As a case in point, this fall Cushman & Wakefield Inc.’s equity, debt and structured finance team arranged a $650 million fixed-rate mortgage for 590 Madison Ave., a 1 million-square-foot Midtown Manhattan trophy tower formerly known as the IBM Building. Its owner, the State Teachers Retirement System of Ohio, chose refinancing as an alternative to selling a minority stake. The Wall Street Journal reported that STRS Ohio planned to use the proceeds to retire a $350 million loan two years early and lock in a low interest rate. Goldman Sachs Mortgage Co. provided the capital and had also originated the previous loan in January 2007.
Well-located, high-quality properties in other major markets continue to attract refinancing dollars, as well. In one such deal, announced in October, TIAA-CREF provided $220 million for the Eddie Bauer Building, a 538,705-square-foot Class A office property in Bellevue, Wash. Besides its name tenant, the eight-year-old, 28-story building counts Microsoft Corp. among its occupants. As with 590 Madison Ave., Cushman & Wakefield’s equity, debt and structured finance unit arranged the financing,
For long-term borrowers who are undeterred by yield maintenance or prepayment penalties, taking advantage of today’s favorable rates by refinancing early offers an attractive option. Some may find it advantageous to negotiate the defeasance or prepayment penalties and refinance. And because property values generally continue to rise, cash-out refinancings are also going strong, especially for properties demonstrating growth in net operating income.
Could rate hikes spoil the party?
While today’s interest rates are conducive to refinancing, industry participants foresee little major fallout in the next year or two as interest rates start their widely expected climb.

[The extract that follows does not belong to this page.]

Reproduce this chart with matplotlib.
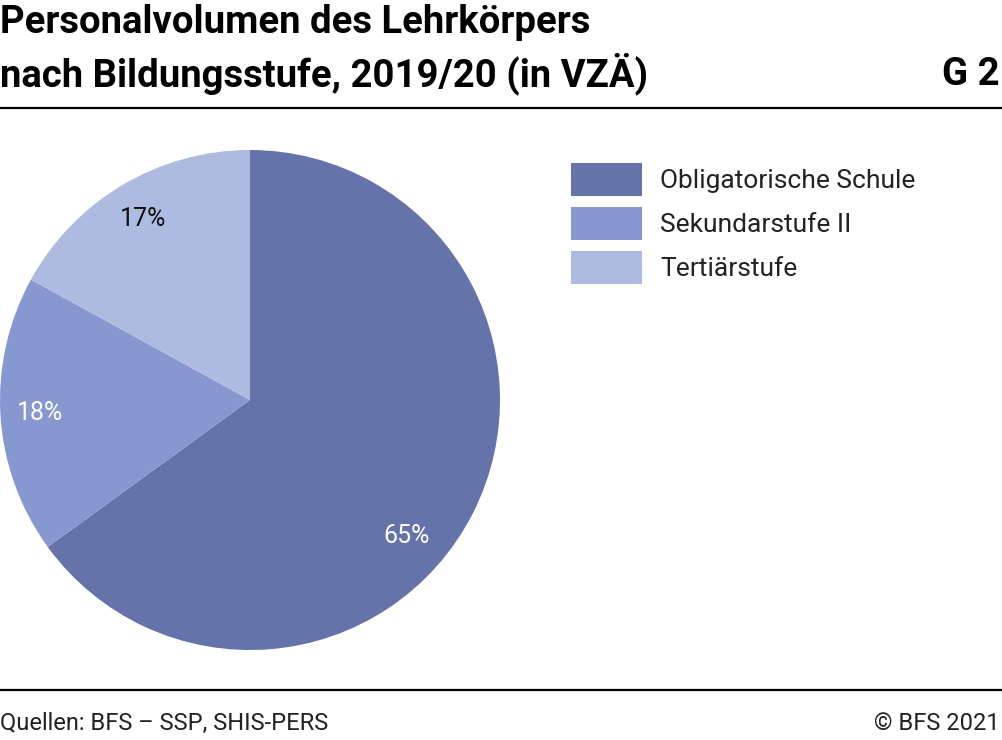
import matplotlib.pyplot as plt
from matplotlib.patches import Rectangle
from matplotlib.lines import Line2D
import numpy as np

plt.rcParams['font.family'] = ['Roboto', 'DejaVu Sans']

# Daten
categories = ['Obligatorische Schule', 'Sekundarstufe II', 'Tertiärstufe']
shares = [65, 18, 17]
colors = ['#6473aa', '#8797d0', '#adbbe0']
label_colors = ['white', 'white', '#111111']

W, H = 1003, 740
fig = plt.figure(figsize=(W / 100, H / 100), dpi=100)

# Titel
fig.text(0, 1 - 4 / H, 'Personalvolumen des Lehrkörpers\nnach Bildungsstufe, 2019/20 (in VZÄ)',
         ha='left', va='top', fontsize=27.5, fontweight='bold', linespacing=1.33, color='black')
fig.text(1 - 3 / W, 1 - 56 / H, 'G 2', ha='right', va='top', fontsize=27.5, fontweight='bold')

# Linien
fig.add_artist(Line2D([0, 1], [1 - 108 / H, 1 - 108 / H], color='black', lw=1.6))
fig.add_artist(Line2D([0, 1], [1 - 690 / H, 1 - 690 / H], color='black', lw=1.6))

# Fusszeile
fig.text(0, 1 - 723 / H, 'Quellen: BFS – SSP, SHIS-PERS', ha='left', va='center',
         fontsize=17, color='#222222')
fig.text(1 - 3 / W, 1 - 723 / H, '© BFS 2021', ha='right', va='center',
         fontsize=17, color='#222222')

# Kuchen
ax = fig.add_axes([0, 90 / H, 500 / W, 500 / H])
wedges, texts, autotexts = ax.pie(shares, colors=colors, startangle=90, counterclock=False,
                                  autopct='%d%%', pctdistance=0.84,
                                  wedgeprops=dict(linewidth=0),
                                  textprops=dict(fontsize=18))
for t, c in zip(autotexts, label_colors):
    t.set_color(c)
# 65%-Beschriftung etwas verschoben (wie im Original)
ang = np.deg2rad(-41)
autotexts[0].set_position((0.83 * np.cos(ang), 0.83 * np.sin(ang)))
ax.set_xlim(-1, 1)
ax.set_ylim(-1, 1)
ax.set_aspect('equal')

# Legende
for i, (lab, col) in enumerate(zip(categories, colors)):
    top = 163 + i * 44
    fig.add_artist(Rectangle((571 / W, 1 - (top + 33) / H), 71 / W, 33 / H,
                             transform=fig.transFigure, color=col, lw=0))
    fig.text(660 / W, 1 - (top + 18) / H, lab, ha='left', va='center',
             fontsize=19, color='#222222')

fig.savefig('out.png', dpi=100)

As rates rise, however, many experts believe that cap rates are likely to follow. That could impact proceeds if loan-to-value ratios are based on property values that are reduced by rising cap rates. As a result, t borrowers may need to contribute more equity, thus raising the cost of capital. “There could potentially be some pressure on cap rates so you will have to get more cash into the deal,” said Tim Touhey, senior vice president for commercial real estate lending with Investors Bank in Robbinsville, N.J.
If rising cap rates shrink proceeds on senior loans, demand for mezzanine financing could also increase. In the last few years, borrowers have been able to turn to readily available mezzanine capital and private-equity funding to hike their takeouts.
“We are doing a lot of structured deals where we are lending more than would be normally underwritten in the senior tranche by lending in mezzanine debt,” reported Gary Tenzer, a principal with George Smith Partners Inc. “In general, lenders have gotten more aggressive through the year.”
Assuming that the Federal Reserve moves to normalize interest rates, market participants speculate that refinancing rates could rise from 25 to 100 basis points in 2016. However, they expect that historically low interest rates will continue to make refinancing attractive for many borrowers.
“The big sigh of relief the market has taken in 2015 is that there is capital available, deals are getting done, and it is very affordable capital,” Bennett said. “And I don’t think that’s going to change next year. Even if rates move a little bit, that’s not going to change the needle in terms of deals getting done.”